___ Available data

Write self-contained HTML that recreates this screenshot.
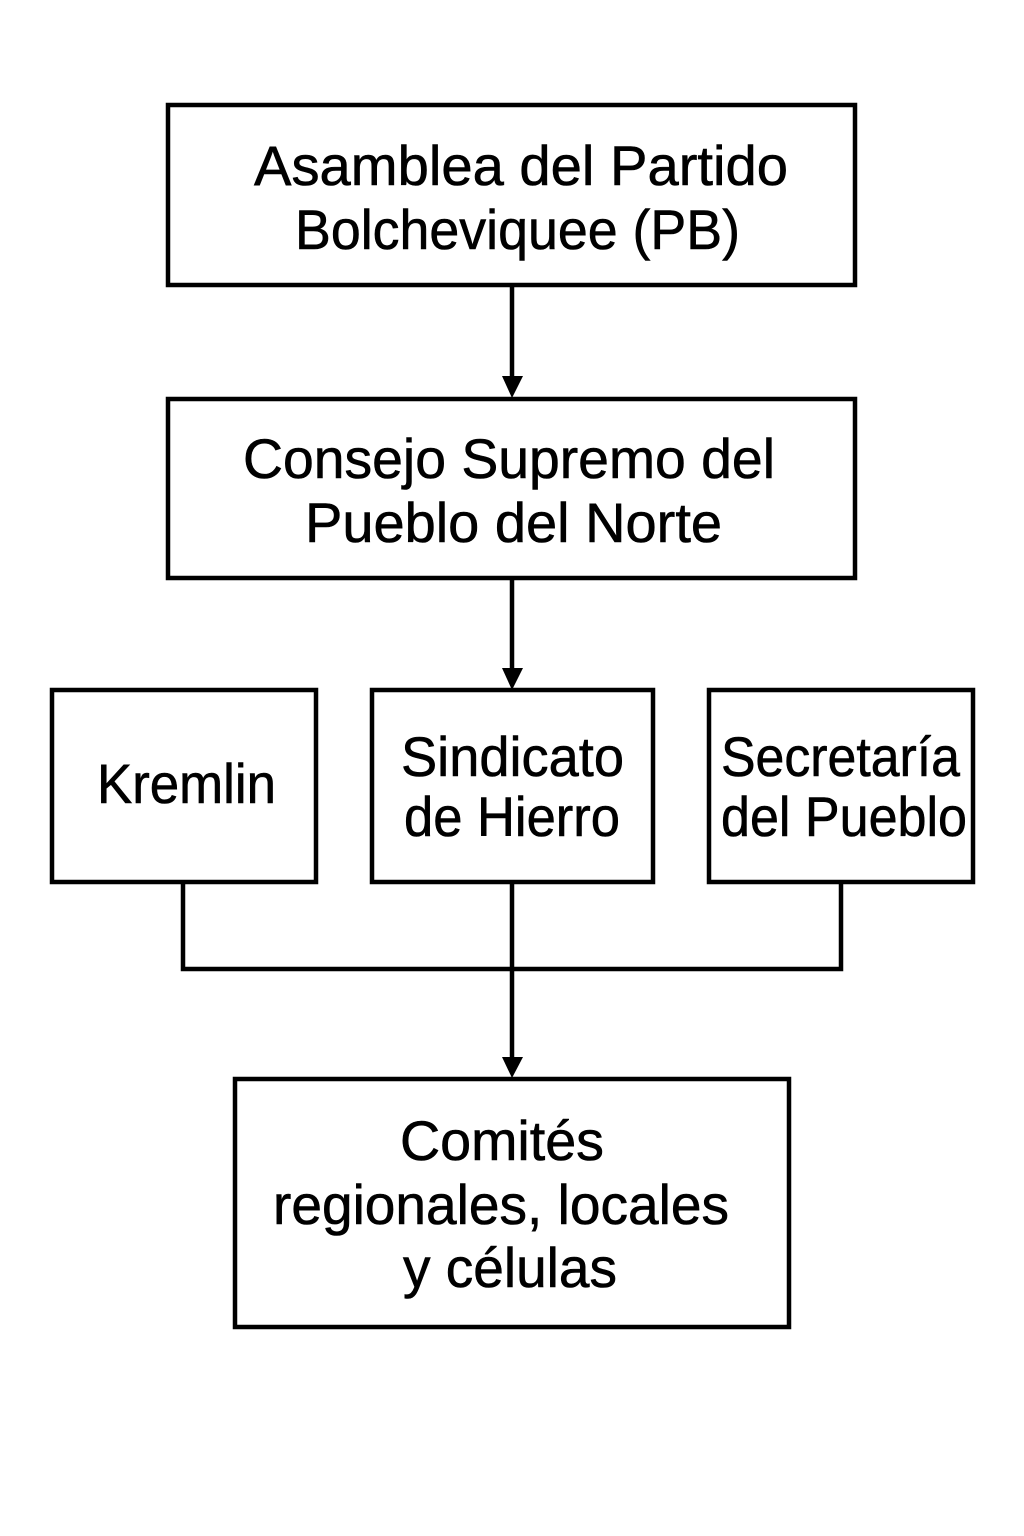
<!DOCTYPE html>
<html>
<head>
<meta charset="utf-8">
<style>
  html, body { margin:0; padding:0; background:#fff; }
  svg { display:block; }
  text { font-family: "Liberation Sans", "DejaVu Sans", sans-serif; font-size:56px; fill:#000; stroke:#000; stroke-width:0.6px; }
</style>
</head>
<body>
<svg width="1024" height="1536" viewBox="0 0 1024 1536" xmlns="http://www.w3.org/2000/svg">
  <rect x="0" y="0" width="1024" height="1536" fill="#fff"/>
  <g fill="none" stroke="#000" stroke-width="4.5">
    <!-- Boxes -->
    <rect x="168" y="105" width="687" height="180"/>
    <rect x="168" y="399" width="687" height="179"/>
    <rect x="52" y="690" width="264" height="192"/>
    <rect x="372" y="690" width="281" height="192"/>
    <rect x="709" y="690" width="264" height="192"/>
    <rect x="235" y="1079" width="554" height="248"/>
    <!-- Connectors -->
    <line x1="512" y1="287" x2="512" y2="378"/>
    <line x1="512" y1="580" x2="512" y2="670"/>
    <polyline points="183,884 183,969 841,969 841,884"/>
    <line x1="512" y1="884" x2="512" y2="1058"/>
  </g>
  <g fill="#000">
    <polygon points="502,376 523,376 512,398"/>
    <polygon points="502,668 523,668 512,690"/>
    <polygon points="502,1057 523,1057 512,1078"/>
  </g>
  <!-- Labels -->
  <text x="254" y="185" textLength="534" lengthAdjust="spacingAndGlyphs">Asamblea del Partido</text>
  <text x="295" y="249" textLength="445" lengthAdjust="spacingAndGlyphs">Bolcheviquee (PB)</text>

  <text x="243" y="478" textLength="532" lengthAdjust="spacingAndGlyphs">Consejo Supremo del</text>
  <text x="305" y="542" textLength="417" lengthAdjust="spacingAndGlyphs">Pueblo del Norte</text>

  <text x="97" y="803" textLength="179" lengthAdjust="spacingAndGlyphs">Kremlin</text>

  <text x="401" y="776" textLength="223" lengthAdjust="spacingAndGlyphs">Sindicato</text>
  <text x="404" y="836" textLength="216" lengthAdjust="spacingAndGlyphs">de Hierro</text>

  <text x="721" y="776" textLength="239" lengthAdjust="spacingAndGlyphs">Secretaría</text>
  <text x="721" y="836" textLength="246" lengthAdjust="spacingAndGlyphs">del Pueblo</text>

  <text x="400" y="1160" textLength="204" lengthAdjust="spacingAndGlyphs">Comités</text>
  <text x="273" y="1224" textLength="456" lengthAdjust="spacingAndGlyphs">regionales, locales</text>
  <text x="403" y="1287" textLength="214" lengthAdjust="spacingAndGlyphs">y células</text>
</svg>
</body>
</html>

______

* Exercise goal *
Return to the listing above and set it down exactly, leaving out its pictures.

* Exercise response *
Write self-contained HTML that recreates this screenshot.
<!DOCTYPE html>
<html>
<head>
<meta charset="utf-8">
<style>
  html, body { margin:0; padding:0; background:#fff; }
  svg { display:block; }
  text { font-family: "Liberation Sans", "DejaVu Sans", sans-serif; font-size:56px; fill:#000; stroke:#000; stroke-width:0.6px; }
</style>
</head>
<body>
<svg width="1024" height="1536" viewBox="0 0 1024 1536" xmlns="http://www.w3.org/2000/svg">
  <rect x="0" y="0" width="1024" height="1536" fill="#fff"/>
  <g fill="none" stroke="#000" stroke-width="4.5">
    <!-- Boxes -->
    <rect x="168" y="105" width="687" height="180"/>
    <rect x="168" y="399" width="687" height="179"/>
    <rect x="52" y="690" width="264" height="192"/>
    <rect x="372" y="690" width="281" height="192"/>
    <rect x="709" y="690" width="264" height="192"/>
    <rect x="235" y="1079" width="554" height="248"/>
    <!-- Connectors -->
    <line x1="512" y1="287" x2="512" y2="378"/>
    <line x1="512" y1="580" x2="512" y2="670"/>
    <polyline points="183,884 183,969 841,969 841,884"/>
    <line x1="512" y1="884" x2="512" y2="1058"/>
  </g>
  <g fill="#000">
    <polygon points="502,376 523,376 512,398"/>
    <polygon points="502,668 523,668 512,690"/>
    <polygon points="502,1057 523,1057 512,1078"/>
  </g>
  <!-- Labels -->
  <text x="254" y="185" textLength="534" lengthAdjust="spacingAndGlyphs">Asamblea del Partido</text>
  <text x="295" y="249" textLength="445" lengthAdjust="spacingAndGlyphs">Bolcheviquee (PB)</text>

  <text x="243" y="478" textLength="532" lengthAdjust="spacingAndGlyphs">Consejo Supremo del</text>
  <text x="305" y="542" textLength="417" lengthAdjust="spacingAndGlyphs">Pueblo del Norte</text>

  <text x="97" y="803" textLength="179" lengthAdjust="spacingAndGlyphs">Kremlin</text>

  <text x="401" y="776" textLength="223" lengthAdjust="spacingAndGlyphs">Sindicato</text>
  <text x="404" y="836" textLength="216" lengthAdjust="spacingAndGlyphs">de Hierro</text>

  <text x="721" y="776" textLength="239" lengthAdjust="spacingAndGlyphs">Secretaría</text>
  <text x="721" y="836" textLength="246" lengthAdjust="spacingAndGlyphs">del Pueblo</text>

  <text x="400" y="1160" textLength="204" lengthAdjust="spacingAndGlyphs">Comités</text>
  <text x="273" y="1224" textLength="456" lengthAdjust="spacingAndGlyphs">regionales, locales</text>
  <text x="403" y="1287" textLength="214" lengthAdjust="spacingAndGlyphs">y células</text>
</svg>
</body>
</html>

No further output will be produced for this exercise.